Reproduce all of the listing below without alteration.

──────── DATASET CONTENT

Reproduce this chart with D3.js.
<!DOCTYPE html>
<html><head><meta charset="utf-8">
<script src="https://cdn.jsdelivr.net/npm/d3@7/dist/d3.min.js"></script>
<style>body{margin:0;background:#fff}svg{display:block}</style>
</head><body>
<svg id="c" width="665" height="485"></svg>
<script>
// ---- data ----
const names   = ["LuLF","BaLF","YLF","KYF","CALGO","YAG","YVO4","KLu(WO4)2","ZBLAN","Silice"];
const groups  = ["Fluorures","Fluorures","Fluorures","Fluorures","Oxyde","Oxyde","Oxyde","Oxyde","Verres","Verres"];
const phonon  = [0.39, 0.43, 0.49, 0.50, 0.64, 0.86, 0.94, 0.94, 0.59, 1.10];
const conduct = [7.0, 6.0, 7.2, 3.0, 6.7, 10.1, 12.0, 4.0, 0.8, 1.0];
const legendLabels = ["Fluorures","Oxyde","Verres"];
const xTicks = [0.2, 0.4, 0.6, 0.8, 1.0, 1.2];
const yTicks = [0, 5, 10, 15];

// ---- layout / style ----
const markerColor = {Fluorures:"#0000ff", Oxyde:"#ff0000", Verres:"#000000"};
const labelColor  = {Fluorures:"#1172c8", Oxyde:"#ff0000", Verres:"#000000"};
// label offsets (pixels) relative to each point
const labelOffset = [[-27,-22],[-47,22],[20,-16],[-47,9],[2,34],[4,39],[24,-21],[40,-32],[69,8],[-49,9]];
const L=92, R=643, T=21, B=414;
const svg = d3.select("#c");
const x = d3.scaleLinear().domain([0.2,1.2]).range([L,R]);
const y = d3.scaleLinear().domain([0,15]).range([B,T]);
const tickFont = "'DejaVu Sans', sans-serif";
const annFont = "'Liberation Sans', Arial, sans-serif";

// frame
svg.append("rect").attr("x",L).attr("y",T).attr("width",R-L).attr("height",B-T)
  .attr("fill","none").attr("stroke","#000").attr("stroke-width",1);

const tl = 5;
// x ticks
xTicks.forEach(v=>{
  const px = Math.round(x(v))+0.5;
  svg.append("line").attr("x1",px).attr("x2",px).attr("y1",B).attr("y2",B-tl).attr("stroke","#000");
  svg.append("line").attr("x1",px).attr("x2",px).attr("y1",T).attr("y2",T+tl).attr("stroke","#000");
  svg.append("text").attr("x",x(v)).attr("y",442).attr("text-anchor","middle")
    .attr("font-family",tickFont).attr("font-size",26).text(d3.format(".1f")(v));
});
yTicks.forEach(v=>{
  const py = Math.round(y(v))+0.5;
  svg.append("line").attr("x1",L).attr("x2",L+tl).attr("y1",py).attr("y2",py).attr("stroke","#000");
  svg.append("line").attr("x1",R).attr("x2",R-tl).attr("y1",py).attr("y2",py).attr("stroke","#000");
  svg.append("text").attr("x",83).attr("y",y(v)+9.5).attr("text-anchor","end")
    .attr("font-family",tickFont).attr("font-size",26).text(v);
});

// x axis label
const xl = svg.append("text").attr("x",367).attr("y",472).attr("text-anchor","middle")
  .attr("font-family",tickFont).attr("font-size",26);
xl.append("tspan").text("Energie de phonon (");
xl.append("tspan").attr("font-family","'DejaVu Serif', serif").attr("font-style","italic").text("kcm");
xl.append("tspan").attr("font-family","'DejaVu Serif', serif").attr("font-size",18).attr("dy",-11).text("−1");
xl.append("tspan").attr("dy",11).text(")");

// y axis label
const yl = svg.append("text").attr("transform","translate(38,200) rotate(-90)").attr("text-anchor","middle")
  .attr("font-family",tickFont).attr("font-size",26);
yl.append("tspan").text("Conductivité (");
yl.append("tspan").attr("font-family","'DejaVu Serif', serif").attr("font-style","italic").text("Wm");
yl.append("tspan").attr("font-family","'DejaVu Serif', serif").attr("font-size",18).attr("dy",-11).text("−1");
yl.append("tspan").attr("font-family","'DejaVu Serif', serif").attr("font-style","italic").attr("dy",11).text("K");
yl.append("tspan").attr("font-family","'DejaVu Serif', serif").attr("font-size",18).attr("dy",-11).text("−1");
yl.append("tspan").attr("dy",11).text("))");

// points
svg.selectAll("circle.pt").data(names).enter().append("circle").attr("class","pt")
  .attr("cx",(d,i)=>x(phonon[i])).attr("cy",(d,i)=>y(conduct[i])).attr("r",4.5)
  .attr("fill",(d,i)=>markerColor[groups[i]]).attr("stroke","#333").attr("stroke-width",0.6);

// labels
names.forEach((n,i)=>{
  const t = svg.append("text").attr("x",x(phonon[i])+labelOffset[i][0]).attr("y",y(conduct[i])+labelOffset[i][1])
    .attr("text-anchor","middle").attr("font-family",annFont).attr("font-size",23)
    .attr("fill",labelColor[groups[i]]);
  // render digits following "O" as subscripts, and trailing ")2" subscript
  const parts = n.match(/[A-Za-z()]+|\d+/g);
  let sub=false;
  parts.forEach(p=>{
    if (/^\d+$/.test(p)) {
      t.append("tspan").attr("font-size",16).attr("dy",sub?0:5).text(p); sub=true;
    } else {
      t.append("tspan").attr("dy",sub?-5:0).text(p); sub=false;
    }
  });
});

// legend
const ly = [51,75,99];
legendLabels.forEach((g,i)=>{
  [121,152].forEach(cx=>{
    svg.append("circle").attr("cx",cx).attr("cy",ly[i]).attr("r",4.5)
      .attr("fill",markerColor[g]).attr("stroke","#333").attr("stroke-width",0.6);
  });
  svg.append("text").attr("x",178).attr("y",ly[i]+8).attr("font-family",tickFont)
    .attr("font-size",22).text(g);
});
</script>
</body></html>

────────────────

■ **THE OUTPUT**
Reproduce this chart with D3.js.
<!DOCTYPE html>
<html><head><meta charset="utf-8">
<script src="https://cdn.jsdelivr.net/npm/d3@7/dist/d3.min.js"></script>
<style>body{margin:0;background:#fff}svg{display:block}</style>
</head><body>
<svg id="c" width="665" height="485"></svg>
<script>
// ---- data ----
const names   = ["LuLF","BaLF","YLF","KYF","CALGO","YAG","YVO4","KLu(WO4)2","ZBLAN","Silice"];
const groups  = ["Fluorures","Fluorures","Fluorures","Fluorures","Oxyde","Oxyde","Oxyde","Oxyde","Verres","Verres"];
const phonon  = [0.39, 0.43, 0.49, 0.50, 0.64, 0.86, 0.94, 0.94, 0.59, 1.10];
const conduct = [7.0, 6.0, 7.2, 3.0, 6.7, 10.1, 12.0, 4.0, 0.8, 1.0];
const legendLabels = ["Fluorures","Oxyde","Verres"];
const xTicks = [0.2, 0.4, 0.6, 0.8, 1.0, 1.2];
const yTicks = [0, 5, 10, 15];

// ---- layout / style ----
const markerColor = {Fluorures:"#0000ff", Oxyde:"#ff0000", Verres:"#000000"};
const labelColor  = {Fluorures:"#1172c8", Oxyde:"#ff0000", Verres:"#000000"};
// label offsets (pixels) relative to each point
const labelOffset = [[-27,-22],[-47,22],[20,-16],[-47,9],[2,34],[4,39],[24,-21],[40,-32],[69,8],[-49,9]];
const L=92, R=643, T=21, B=414;
const svg = d3.select("#c");
const x = d3.scaleLinear().domain([0.2,1.2]).range([L,R]);
const y = d3.scaleLinear().domain([0,15]).range([B,T]);
const tickFont = "'DejaVu Sans', sans-serif";
const annFont = "'Liberation Sans', Arial, sans-serif";

// frame
svg.append("rect").attr("x",L).attr("y",T).attr("width",R-L).attr("height",B-T)
  .attr("fill","none").attr("stroke","#000").attr("stroke-width",1);

const tl = 5;
// x ticks
xTicks.forEach(v=>{
  const px = Math.round(x(v))+0.5;
  svg.append("line").attr("x1",px).attr("x2",px).attr("y1",B).attr("y2",B-tl).attr("stroke","#000");
  svg.append("line").attr("x1",px).attr("x2",px).attr("y1",T).attr("y2",T+tl).attr("stroke","#000");
  svg.append("text").attr("x",x(v)).attr("y",442).attr("text-anchor","middle")
    .attr("font-family",tickFont).attr("font-size",26).text(d3.format(".1f")(v));
});
yTicks.forEach(v=>{
  const py = Math.round(y(v))+0.5;
  svg.append("line").attr("x1",L).attr("x2",L+tl).attr("y1",py).attr("y2",py).attr("stroke","#000");
  svg.append("line").attr("x1",R).attr("x2",R-tl).attr("y1",py).attr("y2",py).attr("stroke","#000");
  svg.append("text").attr("x",83).attr("y",y(v)+9.5).attr("text-anchor","end")
    .attr("font-family",tickFont).attr("font-size",26).text(v);
});

// x axis label
const xl = svg.append("text").attr("x",367).attr("y",472).attr("text-anchor","middle")
  .attr("font-family",tickFont).attr("font-size",26);
xl.append("tspan").text("Energie de phonon (");
xl.append("tspan").attr("font-family","'DejaVu Serif', serif").attr("font-style","italic").text("kcm");
xl.append("tspan").attr("font-family","'DejaVu Serif', serif").attr("font-size",18).attr("dy",-11).text("−1");
xl.append("tspan").attr("dy",11).text(")");

// y axis label
const yl = svg.append("text").attr("transform","translate(38,200) rotate(-90)").attr("text-anchor","middle")
  .attr("font-family",tickFont).attr("font-size",26);
yl.append("tspan").text("Conductivité (");
yl.append("tspan").attr("font-family","'DejaVu Serif', serif").attr("font-style","italic").text("Wm");
yl.append("tspan").attr("font-family","'DejaVu Serif', serif").attr("font-size",18).attr("dy",-11).text("−1");
yl.append("tspan").attr("font-family","'DejaVu Serif', serif").attr("font-style","italic").attr("dy",11).text("K");
yl.append("tspan").attr("font-family","'DejaVu Serif', serif").attr("font-size",18).attr("dy",-11).text("−1");
yl.append("tspan").attr("dy",11).text("))");

// points
svg.selectAll("circle.pt").data(names).enter().append("circle").attr("class","pt")
  .attr("cx",(d,i)=>x(phonon[i])).attr("cy",(d,i)=>y(conduct[i])).attr("r",4.5)
  .attr("fill",(d,i)=>markerColor[groups[i]]).attr("stroke","#333").attr("stroke-width",0.6);

// labels
names.forEach((n,i)=>{
  const t = svg.append("text").attr("x",x(phonon[i])+labelOffset[i][0]).attr("y",y(conduct[i])+labelOffset[i][1])
    .attr("text-anchor","middle").attr("font-family",annFont).attr("font-size",23)
    .attr("fill",labelColor[groups[i]]);
  // render digits following "O" as subscripts, and trailing ")2" subscript
  const parts = n.match(/[A-Za-z()]+|\d+/g);
  let sub=false;
  parts.forEach(p=>{
    if (/^\d+$/.test(p)) {
      t.append("tspan").attr("font-size",16).attr("dy",sub?0:5).text(p); sub=true;
    } else {
      t.append("tspan").attr("dy",sub?-5:0).text(p); sub=false;
    }
  });
});

// legend
const ly = [51,75,99];
legendLabels.forEach((g,i)=>{
  [121,152].forEach(cx=>{
    svg.append("circle").attr("cx",cx).attr("cy",ly[i]).attr("r",4.5)
      .attr("fill",markerColor[g]).attr("stroke","#333").attr("stroke-width",0.6);
  });
  svg.append("text").attr("x",178).attr("y",ly[i]+8).attr("font-family",tickFont)
    .attr("font-size",22).text(g);
});
</script>
</body></html>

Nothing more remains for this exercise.